While the main characters sort out their affairs and relationships, the narrator also takes care to highlight the ways in which even those from a lower social class scheme to get ahead. In Chapter 31, Jos's servant, Isidor, plots with little emotion as to how he will take Jos's belongings if he is to flee the city or come to any harm. Here, William Makepeace Thackeray shows that in Vanity Fair, the main goal is to get ahead, even if it means climbing over someone's body on the way up.

Isidor's calculations are echoed in Becky's calm and cool accounting of everything she will be able to sell if Rawdon should die in battle, and she is pleased with the prospects. In her defense, the narrator notes in Chapter 30, "Knowing how useless regrets are ... [Becky] wisely determined to give way to no vain feelings of sorrow." From this the reader can infer that Becky has learned this way of coping as a survival technique in a world that seemingly cares little about her own outcome. Therefore, she must keep a cool head so that not only can she survive, she can flourish.
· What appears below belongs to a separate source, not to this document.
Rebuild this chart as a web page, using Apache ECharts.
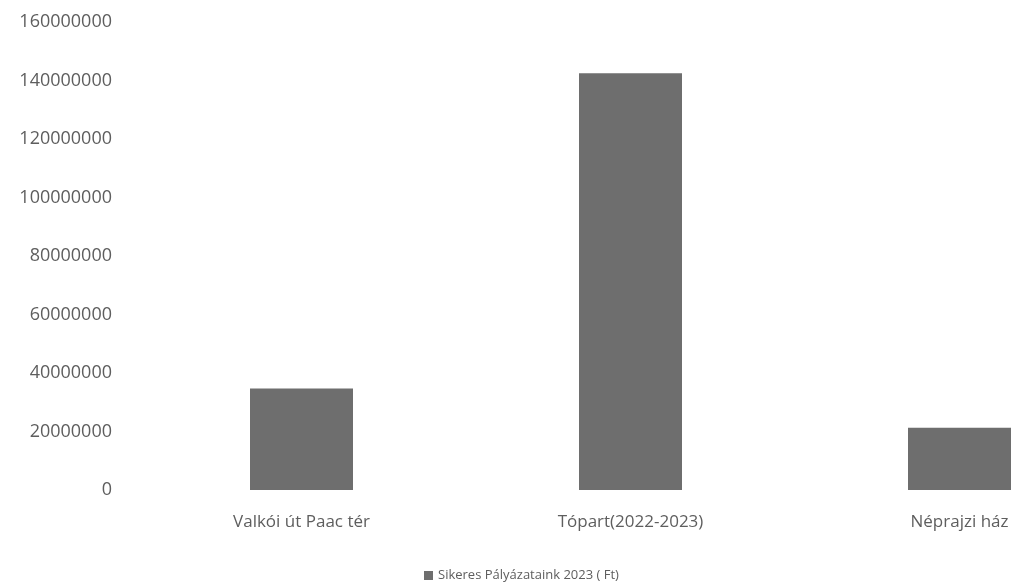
<!DOCTYPE html>
<html>
<head>
<meta charset="utf-8">
<script src="https://cdn.jsdelivr.net/npm/echarts@6/dist/echarts.min.js"></script>
<style>html,body{margin:0;padding:0;background:#fff;}#c{width:1019px;height:587px;}</style>
</head>
<body>
<div id="c"></div>
<script>
const categories = ['Valkói út Paac tér', 'Tópart(2022-2023)', 'Néprajzi ház'];
const values = [34700000, 142500000, 21300000];
const seriesName = 'Sikeres Pályázataink 2023 ( Ft)';
const yTicks = [0, 20000000, 40000000, 60000000, 80000000, 100000000, 120000000, 140000000, 160000000];

const chart = echarts.init(document.getElementById('c'));
const font = 'Open Sans, Noto Sans, sans-serif';
chart.setOption({
  animation: false,
  textStyle: { fontFamily: font },
  grid: { left: 137, top: 22, right: -105, bottom: 97, containLabel: false, outerBoundsMode: 'none' },
  legend: {
    data: [seriesName],
    left: 419, top: 564,
    icon: 'rect', itemWidth: 9, itemHeight: 9, itemGap: 4,
    textStyle: { color: '#5e5e5e', fontSize: 13, fontFamily: font }
  },
  xAxis: {
    type: 'category',
    data: categories,
    axisLine: { show: false },
    axisTick: { show: false },
    axisLabel: { color: '#5e5e5e', fontSize: 17, margin: 24, fontFamily: font }
  },
  yAxis: {
    type: 'value',
    min: yTicks[0], max: yTicks[yTicks.length - 1], interval: yTicks[1] - yTicks[0],
    splitLine: { show: false },
    axisLine: { show: false },
    axisTick: { show: false },
    axisLabel: { color: '#5e5e5e', fontSize: 18, margin: 25, fontFamily: font, formatter: v => String(v) }
  },
  series: [{
    name: seriesName,
    type: 'bar',
    data: values,
    barWidth: 103,
    itemStyle: { color: '#6e6e6e' }
  }]
});
</script>
</body>
</html>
Then tragedy strikes: George dies in battle. Although the narrator cautioned in Chapter 30 that this novel would not be depicting any military or war scenes, these chapters make clear that war affects everyone, not just those who fight it. As the battle ramps up, the reader only hears tales of the fighting from soldiers straggling back from the front, causing confusion and panic. George's death isn't described in detail but rather as a simple and concise statement: "Amelia was praying for George, who was lying on his face, dead, with a bullet through his heart."